New York Regulator Can Proceed in OCC Lawsuit
A district judge recently gave the New York Department of Financial Services (DFS) the green light to sue the Office of the Comptroller of the Currency (OCC) over it fintech charter, arguing that the fintech charter was “ripe for adjudication.”
Judge Victor Marrero of the Southern District of New York said that OCC’s fintech charter threatened New York’s sovereignty. “The threats to New York’s sovereignty are so clear that the OCC does not even mention, let alone contest, the state’s interests,” wrote Judge Marrero. “Instead, OCC focuses exclusively on constitutional and prudential ripeness.”
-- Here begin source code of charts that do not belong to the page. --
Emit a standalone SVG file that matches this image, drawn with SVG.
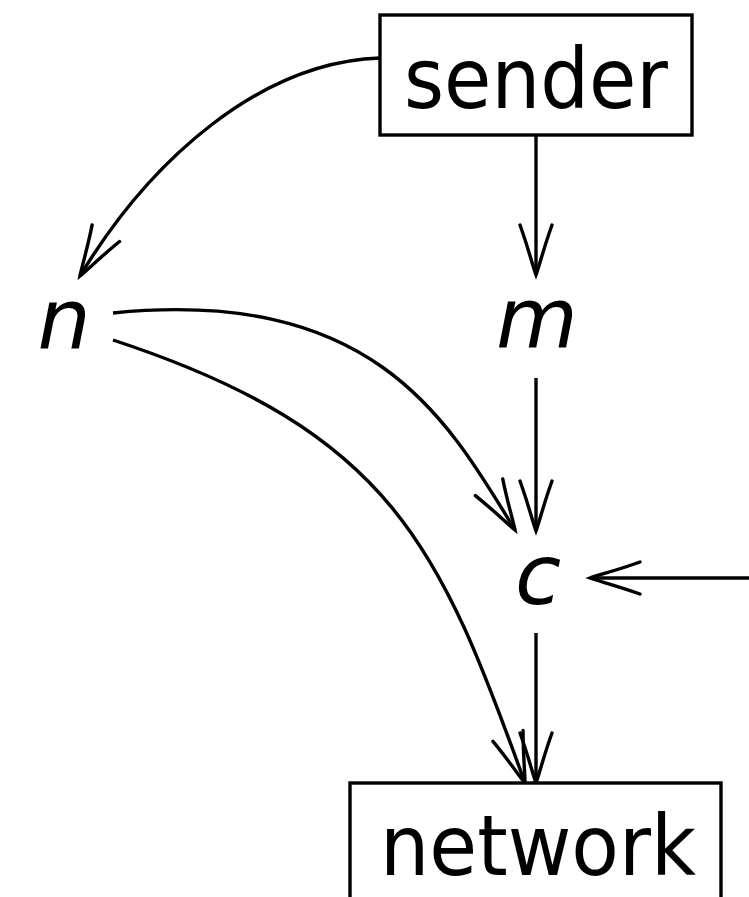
<svg xmlns="http://www.w3.org/2000/svg" width="749" height="897" viewBox="0 0 749 897">
<style>
.box{fill:#fff;stroke:#000;stroke-width:3.4}
.lbl{font-family:"DejaVu Sans",sans-serif;font-size:84px;fill:#000}
.it{font-family:"DejaVu Sans",sans-serif;font-style:italic;font-size:84px;fill:#000}
.edge{fill:none;stroke:#000;stroke-width:3.4;marker-end:url(#to)}
</style>
<defs>
<marker id="to" markerUnits="userSpaceOnUse" viewBox="-54 -20 58 40" refX="0" refY="0" markerWidth="58" markerHeight="40" orient="auto" overflow="visible">
<path d="M -50,-16 C -28,-8 -8,-3 0,0 C -8,3 -28,8 -50,16" fill="none" stroke="#000" stroke-width="3.4" stroke-linecap="round"/>
</marker>
</defs>
<rect width="749" height="897" fill="#fff"/>
<g id="connectors">
<path class="edge" d="M 380,58 C 260,62 150,160 80,276"/>
<path class="edge" d="M 536,135 L 536,275"/>
<path class="edge" d="M 113,313 C 373,287 447,418 515,530"/>
<path class="edge" d="M 536,378 L 536,531"/>
<path class="edge" d="M 749,578 L 590,578"/>
<path class="edge" d="M 113,340 C 393,432 440,548 525,783"/>
<path class="edge" d="M 536,633 L 536,783"/>
</g>
<g id="sender">
<rect class="box" x="380" y="15" width="312" height="120"/>
<text class="lbl" x="404" y="108" textLength="264" lengthAdjust="spacingAndGlyphs">sender</text>
</g>
<g id="n">
<text class="it" x="64" y="348" text-anchor="middle">n</text>
</g>
<g id="m">
<text class="it" x="537" y="347" text-anchor="middle">m</text>
</g>
<g id="c">
<text class="it" x="538" y="604" text-anchor="middle">c</text>
</g>
<g id="network">
<rect class="box" x="350" y="783" width="371" height="150"/>
<text class="lbl" x="380" y="875" textLength="316" lengthAdjust="spacingAndGlyphs">network</text>
</g>
</svg>
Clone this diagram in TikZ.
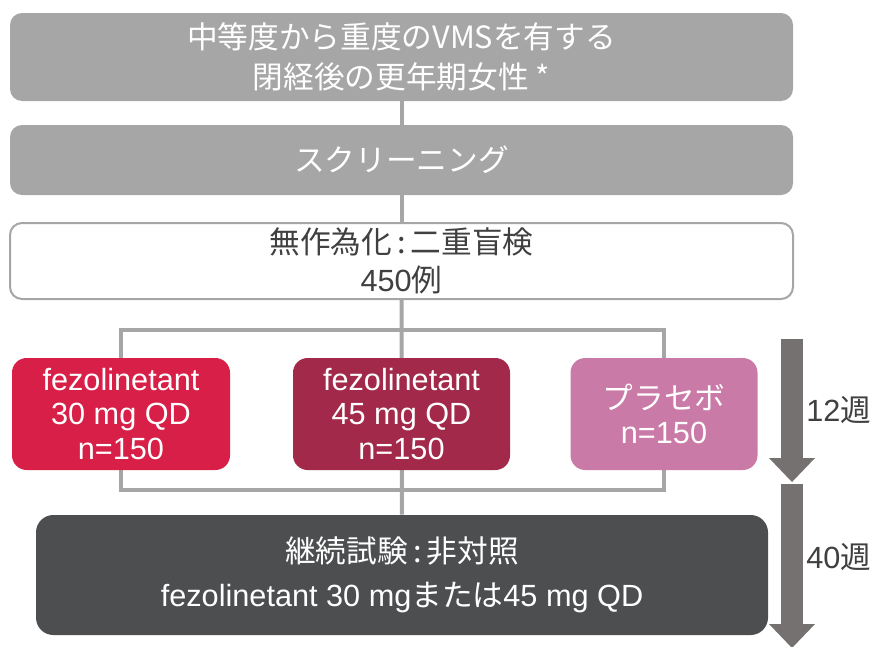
\documentclass[tikz,border=0pt]{standalone}
\usepackage{fontspec}
\setmainfont{Liberation Sans}
\newfontfamily\jpfont{Noto Sans CJK JP}
\newcommand{\jp}[1]{{\jpfont #1}}
\usetikzlibrary{arrows.meta,backgrounds}
\definecolor{boxgray}{HTML}{A6A6A6}
\definecolor{textgray}{HTML}{404040}
\definecolor{armred}{HTML}{D81F48}
\definecolor{armwine}{HTML}{A3294A}
\definecolor{armpink}{HTML}{CA7AA6}
\definecolor{darkbox}{HTML}{4D4E50}
\definecolor{weekgray}{HTML}{767171}

\begin{document}
\begin{tikzpicture}
  [x=0.75pt,y=-0.75pt,
   every node/.style={align=center,inner sep=0pt,font=\fontsize{23}{28}\selectfont},
   stage/.style={rounded corners=9pt,fill=boxgray,text=white,minimum width=587.25pt},
   arm/.style={rounded corners=11pt,text=white,minimum height=84pt},
   link/.style={draw=boxgray,line width=3pt},
   week/.style={draw=weekgray,line width=16.5pt,
     -{Triangle[length=18pt,width=34.5pt,line width=0pt]}}]

  \useasboundingbox (0,0) rectangle (877,646);

  \node[stage,minimum height=66pt] (pop) at (401.5,57)
    {\jp{中等度から重度のVMSを有する}\\[1.5pt]\jp{閉経後の更年期女性 *}};
  \node[stage,minimum height=52.5pt] (scr) at (401.5,160) {\jp{スクリーニング}};
  \node[stage,fill=white,draw=boxgray,line width=1.5pt,text=textgray,
    minimum height=57pt] (rand) at (401.5,261)
    {\jp{無作為化\,:\,二重盲検}\\450\jp{例}};

  \node[arm,fill=armred,minimum width=163.5pt] (lo) at (121,414)
    {fezolinetant\\[-2pt]30 mg QD\\[-2pt]n=150};
  \node[arm,fill=armwine,minimum width=162.75pt] (hi) at (401.5,414)
    {fezolinetant\\[-2pt]45 mg QD\\[-2pt]n=150};
  \node[arm,fill=armpink,minimum width=140.25pt] (pbo) at (664,414)
    {\jp{プラセボ}\\[-2pt]n=150};

  \node[rounded corners=13pt,fill=darkbox,text=white,minimum width=549pt,
    minimum height=90pt] (ext) at (402,575)
    {\jp{継続試験\,:\,非対照}\\[5pt]fezolinetant 30 mg\jp{または}45 mg QD};

  \coordinate (bt) at (0,330);
  \coordinate (bb) at (0,490);

  \draw[link] (pop) -- (scr);
  \draw[link] (scr) -- (rand);
  \begin{scope}[on background layer]
    \draw[link] (rand) -- (ext);
    \draw[link] (lo |- bb) -- (lo |- bt) -- (pbo |- bt) -- (pbo |- bb) -- cycle;
  \end{scope}

  % weeks
  \coordinate (w0) at (792,339);
  \coordinate (w1) at (792,482);
  \coordinate (w2) at (792,484);
  \coordinate (w3) at (792,648);
  \draw[week] (w0) -- (w1);
  \draw[week] (w2) -- (w3);
  \node[anchor=west,text=textgray] (t12) at (806,410) {12\jp{週}};
  \node[anchor=west,text=textgray] (t40) at (806,557) {40\jp{週}};

\end{tikzpicture}
\end{document}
The OCC had argued earlier in the year that the federal agency’s fintech charter shouldn’t be challenged since it hadn’t received, reviewed, or approved any application from a fintech firm. This argument had worked during a previous DFS challenge in 2017 when a district judge deemed that lawsuit speculative and prudentially unripe.
This time however, the judge disagreed with the OCC’s position, arguing that it had invited discussion from fintech firms. In fact, media reports suggest that Avant, an online lender, is currently in high-level discussions with the OCC over the fintech charter.
The court order read, “This alleged interest, coupled with the common-sense observation that OCC spent numerous years developing the Fintech Charter Decision and coordinating its creation with other federal banking regulators indicates that OCC has the clear expectation of issuing SPNB charters.”
The judge also seems to disagree with the OCC’s position on its authority under the National Banking Act (NBA) to grant charters to fintech firms that are not depository institutions. NBA authorizes the OCC to charter firms that are in the “business of banking,” but the NBA “unambiguously requires receiving deposits as an aspect of the business,” according to the judge Marrero.
Currently, the OCC is facing another lawsuit by the Conference of State Bank Supervisors (CSBS) over the same issue. John Ryan, president and CEO of CSBS, praised the ruling. “As to the similar litigation CSBS has with the OCC, we continue to believe that the OCC has acted outside its congressional mandate in seeking to grant national bank charters to nonbank entities.”